→ **Data section**:
* * * * * * *
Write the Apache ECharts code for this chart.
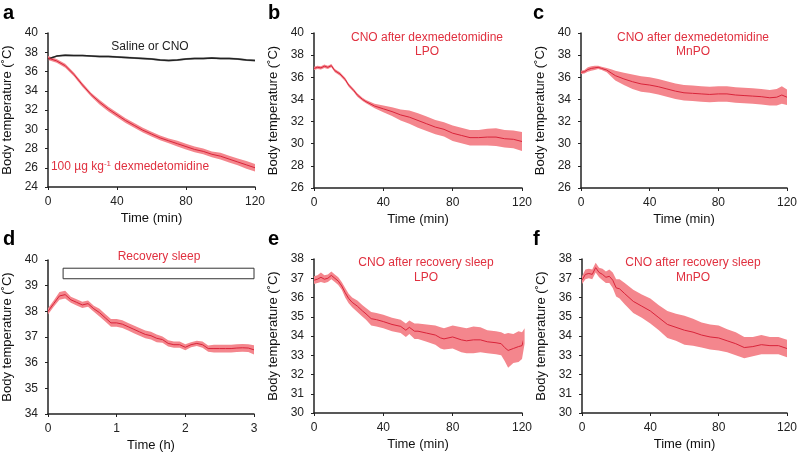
<!DOCTYPE html>
<html>
<head>
<meta charset="utf-8">
<script src="https://cdn.jsdelivr.net/npm/echarts@6/dist/echarts.min.js"></script>
<style>
  html, body { margin: 0; padding: 0; background: #fff; }
  #chart { width: 800px; height: 467px; }
</style>
</head>
<body>
<div id="chart"></div>
<script>
// panel a: dexmedetomidine vs saline, 5 min steps
const timeA = [0, 5, 10, 15, 20, 25, 30, 35, 40, 45, 50, 55, 60, 65, 70, 75, 80, 85, 90, 95, 100, 105, 110, 115, 120]
const dexMeanA = [37.4, 37.1, 36.6, 35.7, 34.6, 33.6, 32.8, 32.1, 31.5, 30.9, 30.4, 29.9, 29.5, 29.1, 28.8, 28.5, 28.2, 27.9, 27.7, 27.4, 27.2, 26.9, 26.6, 26.3, 26.0]
const dexSemA = [0.2, 0.2, 0.2, 0.2, 0.2, 0.2, 0.25, 0.25, 0.25, 0.25, 0.25, 0.25, 0.25, 0.25, 0.25, 0.3, 0.3, 0.3, 0.3, 0.3, 0.35, 0.35, 0.35, 0.4, 0.4]
const salineMeanA = [37.3, 37.6, 37.7, 37.65, 37.65, 37.6, 37.55, 37.55, 37.5, 37.45, 37.4, 37.35, 37.3, 37.2, 37.15, 37.2, 37.3, 37.35, 37.35, 37.4, 37.35, 37.35, 37.3, 37.2, 37.15]
const salineSemA = [0.1, 0.1, 0.1, 0.1, 0.1, 0.1, 0.1, 0.1, 0.1, 0.1, 0.1, 0.1, 0.1, 0.1, 0.1, 0.1, 0.1, 0.1, 0.1, 0.1, 0.1, 0.1, 0.1, 0.1, 0.1]

// panel b: CNO after dexmedetomidine, LPO
const timeB = [0, 2, 4, 6, 8, 10, 12, 15, 18, 20, 23, 25, 28, 30, 35, 40, 45, 50, 55, 60, 65, 70, 75, 80, 85, 90, 95, 100, 105, 110, 115, 120]
const meanB = [36.8, 36.9, 36.85, 37.0, 36.9, 37.05, 36.6, 36.3, 35.8, 35.3, 34.8, 34.4, 34.0, 33.8, 33.4, 33.15, 32.9, 32.6, 32.4, 32.1, 31.8, 31.5, 31.3, 30.95, 30.75, 30.55, 30.55, 30.6, 30.6, 30.45, 30.4, 30.2]
const semB = [0.15, 0.15, 0.15, 0.15, 0.15, 0.15, 0.15, 0.15, 0.15, 0.15, 0.15, 0.15, 0.15, 0.15, 0.2, 0.3, 0.4, 0.5, 0.6, 0.65, 0.65, 0.65, 0.65, 0.7, 0.7, 0.7, 0.7, 0.75, 0.8, 0.8, 0.8, 0.85]

// panel c: CNO after dexmedetomidine, MnPO
const timeC = [0, 2, 4, 6, 8, 10, 12, 15, 18, 20, 25, 30, 35, 40, 45, 50, 55, 60, 65, 70, 75, 80, 85, 90, 95, 100, 105, 110, 114, 117, 120]
const meanC = [36.45, 36.5, 36.7, 36.8, 36.85, 36.9, 36.8, 36.65, 36.35, 36.15, 35.85, 35.6, 35.4, 35.3, 35.15, 34.95, 34.75, 34.6, 34.55, 34.5, 34.45, 34.5, 34.5, 34.4, 34.35, 34.3, 34.25, 34.15, 34.2, 34.4, 34.2]
const semC = [0.15, 0.15, 0.2, 0.2, 0.2, 0.15, 0.15, 0.2, 0.35, 0.45, 0.55, 0.65, 0.7, 0.7, 0.7, 0.7, 0.7, 0.7, 0.7, 0.7, 0.7, 0.7, 0.7, 0.7, 0.7, 0.7, 0.7, 0.7, 0.75, 0.8, 0.7]

// panel d: recovery sleep, hours
const timeD = [0, 0.083, 0.167, 0.25, 0.333, 0.417, 0.5, 0.583, 0.667, 0.75, 0.833, 0.917, 1.0, 1.083, 1.167, 1.25, 1.333, 1.417, 1.5, 1.583, 1.667, 1.75, 1.833, 1.917, 2.0, 2.083, 2.167, 2.25, 2.333, 2.417, 2.5, 2.583, 2.667, 2.75, 2.833, 2.917, 3.0]
const meanD = [38.0, 38.3, 38.6, 38.65, 38.45, 38.35, 38.25, 38.3, 38.1, 37.95, 37.75, 37.55, 37.55, 37.5, 37.4, 37.3, 37.2, 37.1, 37.05, 36.95, 36.9, 36.75, 36.7, 36.7, 36.6, 36.7, 36.75, 36.7, 36.55, 36.55, 36.55, 36.55, 36.55, 36.57, 36.58, 36.57, 36.5]
const semD = [0.12, 0.12, 0.15, 0.15, 0.12, 0.12, 0.12, 0.12, 0.12, 0.15, 0.15, 0.15, 0.15, 0.15, 0.15, 0.15, 0.15, 0.15, 0.15, 0.15, 0.12, 0.12, 0.12, 0.12, 0.12, 0.1, 0.1, 0.12, 0.12, 0.15, 0.15, 0.15, 0.15, 0.15, 0.15, 0.15, 0.18]
const sleepBox = [0.22, 3.0, 39.27, 39.68]

// panel e: CNO after recovery sleep, LPO
const timeE = [0, 2, 4, 6, 8, 10, 12, 14, 16, 18, 20, 22, 25, 28, 30, 33, 36, 40, 45, 50, 53, 55, 58, 60, 65, 70, 73, 75, 80, 85, 88, 92, 96, 100, 105, 108, 110, 112, 115, 118, 120, 121.5]
const meanE = [36.9, 36.95, 37.05, 36.95, 37.0, 37.15, 37.0, 36.85, 36.6, 36.25, 35.95, 35.75, 35.55, 35.3, 35.15, 34.9, 34.85, 34.75, 34.6, 34.5, 34.3, 34.45, 34.25, 34.25, 34.15, 34.05, 33.9, 33.85, 33.95, 33.8, 33.75, 33.8, 33.8, 33.7, 33.65, 33.6, 33.4, 33.25, 33.35, 33.45, 33.5, 34.0]
const semE = [0.2, 0.2, 0.25, 0.2, 0.2, 0.2, 0.2, 0.2, 0.2, 0.25, 0.25, 0.25, 0.3, 0.3, 0.3, 0.35, 0.35, 0.35, 0.35, 0.35, 0.35, 0.35, 0.4, 0.4, 0.45, 0.5, 0.55, 0.55, 0.6, 0.65, 0.65, 0.7, 0.65, 0.6, 0.6, 0.6, 0.7, 0.9, 0.75, 0.8, 0.7, 0.4]

// panel f: CNO after recovery sleep, MnPO
const timeF = [0, 2, 4, 6, 8, 10, 12, 14, 16, 18, 20, 22, 25, 30, 35, 40, 45, 50, 55, 60, 65, 70, 75, 80, 85, 90, 95, 100, 105, 110, 115, 120]
const meanF = [36.9, 37.2, 37.25, 37.2, 37.55, 37.3, 37.2, 37.05, 37.1, 36.9, 36.5, 36.45, 36.2, 35.8, 35.55, 35.3, 34.95, 34.6, 34.45, 34.3, 34.2, 34.05, 33.95, 33.9, 33.75, 33.6, 33.4, 33.45, 33.55, 33.5, 33.5, 33.35]
const semF = [0.2, 0.25, 0.25, 0.25, 0.25, 0.25, 0.3, 0.3, 0.35, 0.4, 0.45, 0.5, 0.55, 0.6, 0.6, 0.65, 0.65, 0.7, 0.7, 0.75, 0.7, 0.65, 0.65, 0.65, 0.6, 0.6, 0.55, 0.5, 0.5, 0.45, 0.45, 0.45]

const RED = '#d9243a'
const BAND = '#f4868d'
const TXT_RED = '#e0303f'
const FONT = 'Liberation Sans, Arial, sans-serif'

const chart = echarts.init(document.getElementById('chart'))

const grids = [
  { left: 48, top: 33, width: 207, height: 154 },
  { left: 314, top: 33, width: 208, height: 155 },
  { left: 581, top: 33, width: 208, height: 155 },
  { left: 48, top: 260, width: 206, height: 154 },
  { left: 314, top: 259, width: 208, height: 154 },
  { left: 582, top: 259, width: 207, height: 154 },
]

const axisBase = {
  type: 'value',
  axisLine: { show: true, lineStyle: { color: '#222', width: 1.5 } },
  axisTick: { show: true, length: 3, lineStyle: { color: '#222' } },
  axisLabel: { color: '#222', fontSize: 12, fontFamily: FONT },
  splitLine: { show: false },
  nameTextStyle: { color: '#111', fontSize: 13, fontFamily: FONT },
  nameLocation: 'middle',
}

const xRanges = [[0, 120, 40], [0, 120, 40], [0, 120, 40], [0, 3, 1], [0, 120, 40], [0, 120, 40]]
const yRanges = [[24, 40, 2], [26, 40, 2], [26, 40, 2], [34, 40, 1], [30, 38, 1], [30, 38, 1]]

const xAxes = xRanges.map((r, i) => Object.assign({}, axisBase, {
  gridIndex: i, min: r[0], max: r[1], interval: r[2],
  axisLabel: Object.assign({}, axisBase.axisLabel, { margin: 9 }),
  name: i === 3 ? 'Time (h)' : 'Time (min)', nameGap: 25,
}))
const yAxes = yRanges.map((r, i) => Object.assign({}, axisBase, {
  gridIndex: i, min: r[0], max: r[1], interval: r[2],
  axisLabel: Object.assign({}, axisBase.axisLabel, { margin: 10 }),
  name: 'Body temperature (˚C)', nameGap: 34,
}))

// SEM band as one polygon (custom series) + mean line
function band(idx, t, mean, sem, lineColor, bandColor, lineW) {
  const rows = t.map((x, k) => [x, mean[k] - sem[k], mean[k] + sem[k]])
  return [
    {
      type: 'custom', xAxisIndex: idx, yAxisIndex: idx, data: rows, silent: true, clip: false,
      encode: { x: 0, y: [1, 2] },
      renderItem: function (params, api) {
        if (params.dataIndex !== 0) return null
        const pts = []
        rows.forEach(r => pts.push(api.coord([r[0], r[2]])))
        for (let k = rows.length - 1; k >= 0; k--) pts.push(api.coord([rows[k][0], rows[k][1]]))
        return { type: 'polygon', shape: { points: pts }, style: { fill: bandColor } }
      },
    },
    { type: 'line', xAxisIndex: idx, yAxisIndex: idx, data: t.map((x, k) => [x, mean[k]]), symbol: 'none',
      lineStyle: { color: lineColor, width: lineW || 1 }, silent: true, clip: false, z: 3 },
  ]
}

const seriesD = band(3, timeD, meanD, semD, RED, BAND)
seriesD[1].markArea = {
  silent: true,
  itemStyle: { color: 'rgba(255,255,255,0)', borderColor: '#333', borderWidth: 1 },
  data: [[{ xAxis: sleepBox[0], yAxis: sleepBox[3] }, { xAxis: sleepBox[1], yAxis: sleepBox[2] }]],
}

const series = [].concat(
  band(0, timeA, salineMeanA, salineSemA, '#222', '#9a9a9a', 1.5),
  band(0, timeA, dexMeanA, dexSemA, RED, BAND),
  band(1, timeB, meanB, semB, RED, BAND),
  band(2, timeC, meanC, semC, RED, BAND),
  seriesD,
  band(4, timeE, meanE, semE, RED, BAND),
  band(5, timeF, meanF, semF, RED, BAND),
)

function txt(x, y, text, color, size, weight) {
  return { type: 'text', x: x, y: y, silent: true, z: 10,
    style: { text: text, fill: color, fontSize: size || 12, fontWeight: weight || 'normal',
      fontFamily: FONT, textAlign: weight ? 'left' : 'center', textVerticalAlign: weight ? 'top' : 'middle' } }
}

const graphic = [
  txt(3, 3, 'a', '#000', 20, 'bold'),
  txt(268, 3, 'b', '#000', 20, 'bold'),
  txt(533, 3, 'c', '#000', 20, 'bold'),
  txt(3, 229, 'd', '#000', 20, 'bold'),
  txt(268, 229, 'e', '#000', 20, 'bold'),
  txt(533, 229, 'f', '#000', 20, 'bold'),
  txt(150, 47, 'Saline or CNO', '#222', 12),
  {
    type: 'text', x: 130, y: 167, silent: true, z: 10,
    style: {
      text: '{n|100 µg kg}{s|-1}{n| dexmedetomidine}',
      textAlign: 'center', textVerticalAlign: 'middle',
      rich: {
        n: { fill: TXT_RED, fontSize: 12, fontFamily: FONT },
        s: { fill: TXT_RED, fontSize: 8, fontFamily: FONT, verticalAlign: 'top', padding: [0, 0, 6, 0] },
      },
    },
  },
  txt(427, 38, 'CNO after dexmedetomidine', TXT_RED, 12),
  txt(427, 52, 'LPO', TXT_RED, 12),
  txt(693, 38, 'CNO after dexmedetomidine', TXT_RED, 12),
  txt(693, 52, 'MnPO', TXT_RED, 12),
  txt(159, 257, 'Recovery sleep', TXT_RED, 12),
  txt(426, 263, 'CNO after recovery sleep', TXT_RED, 12),
  txt(426, 278, 'LPO', TXT_RED, 12),
  txt(693, 263, 'CNO after recovery sleep', TXT_RED, 12),
  txt(693, 278, 'MnPO', TXT_RED, 12),
]

chart.setOption({
  animation: false,
  backgroundColor: '#fff',
  grid: grids,
  xAxis: xAxes,
  yAxis: yAxes,
  series: series,
  graphic: graphic,
})
</script>
</body>
</html>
* * * * * * *
→ **Stated problem**:
Omitting all pictures, restate exactly the lines of the material from its start through the line that contains "0.75, 0.8, 0.7]".

→ **Exercise output**:
Write the Apache ECharts code for this chart.
<!DOCTYPE html>
<html>
<head>
<meta charset="utf-8">
<script src="https://cdn.jsdelivr.net/npm/echarts@6/dist/echarts.min.js"></script>
<style>
  html, body { margin: 0; padding: 0; background: #fff; }
  #chart { width: 800px; height: 467px; }
</style>
</head>
<body>
<div id="chart"></div>
<script>
// panel a: dexmedetomidine vs saline, 5 min steps
const timeA = [0, 5, 10, 15, 20, 25, 30, 35, 40, 45, 50, 55, 60, 65, 70, 75, 80, 85, 90, 95, 100, 105, 110, 115, 120]
const dexMeanA = [37.4, 37.1, 36.6, 35.7, 34.6, 33.6, 32.8, 32.1, 31.5, 30.9, 30.4, 29.9, 29.5, 29.1, 28.8, 28.5, 28.2, 27.9, 27.7, 27.4, 27.2, 26.9, 26.6, 26.3, 26.0]
const dexSemA = [0.2, 0.2, 0.2, 0.2, 0.2, 0.2, 0.25, 0.25, 0.25, 0.25, 0.25, 0.25, 0.25, 0.25, 0.25, 0.3, 0.3, 0.3, 0.3, 0.3, 0.35, 0.35, 0.35, 0.4, 0.4]
const salineMeanA = [37.3, 37.6, 37.7, 37.65, 37.65, 37.6, 37.55, 37.55, 37.5, 37.45, 37.4, 37.35, 37.3, 37.2, 37.15, 37.2, 37.3, 37.35, 37.35, 37.4, 37.35, 37.35, 37.3, 37.2, 37.15]
const salineSemA = [0.1, 0.1, 0.1, 0.1, 0.1, 0.1, 0.1, 0.1, 0.1, 0.1, 0.1, 0.1, 0.1, 0.1, 0.1, 0.1, 0.1, 0.1, 0.1, 0.1, 0.1, 0.1, 0.1, 0.1, 0.1]

// panel b: CNO after dexmedetomidine, LPO
const timeB = [0, 2, 4, 6, 8, 10, 12, 15, 18, 20, 23, 25, 28, 30, 35, 40, 45, 50, 55, 60, 65, 70, 75, 80, 85, 90, 95, 100, 105, 110, 115, 120]
const meanB = [36.8, 36.9, 36.85, 37.0, 36.9, 37.05, 36.6, 36.3, 35.8, 35.3, 34.8, 34.4, 34.0, 33.8, 33.4, 33.15, 32.9, 32.6, 32.4, 32.1, 31.8, 31.5, 31.3, 30.95, 30.75, 30.55, 30.55, 30.6, 30.6, 30.45, 30.4, 30.2]
const semB = [0.15, 0.15, 0.15, 0.15, 0.15, 0.15, 0.15, 0.15, 0.15, 0.15, 0.15, 0.15, 0.15, 0.15, 0.2, 0.3, 0.4, 0.5, 0.6, 0.65, 0.65, 0.65, 0.65, 0.7, 0.7, 0.7, 0.7, 0.75, 0.8, 0.8, 0.8, 0.85]

// panel c: CNO after dexmedetomidine, MnPO
const timeC = [0, 2, 4, 6, 8, 10, 12, 15, 18, 20, 25, 30, 35, 40, 45, 50, 55, 60, 65, 70, 75, 80, 85, 90, 95, 100, 105, 110, 114, 117, 120]
const meanC = [36.45, 36.5, 36.7, 36.8, 36.85, 36.9, 36.8, 36.65, 36.35, 36.15, 35.85, 35.6, 35.4, 35.3, 35.15, 34.95, 34.75, 34.6, 34.55, 34.5, 34.45, 34.5, 34.5, 34.4, 34.35, 34.3, 34.25, 34.15, 34.2, 34.4, 34.2]
const semC = [0.15, 0.15, 0.2, 0.2, 0.2, 0.15, 0.15, 0.2, 0.35, 0.45, 0.55, 0.65, 0.7, 0.7, 0.7, 0.7, 0.7, 0.7, 0.7, 0.7, 0.7, 0.7, 0.7, 0.7, 0.7, 0.7, 0.7, 0.7, 0.75, 0.8, 0.7]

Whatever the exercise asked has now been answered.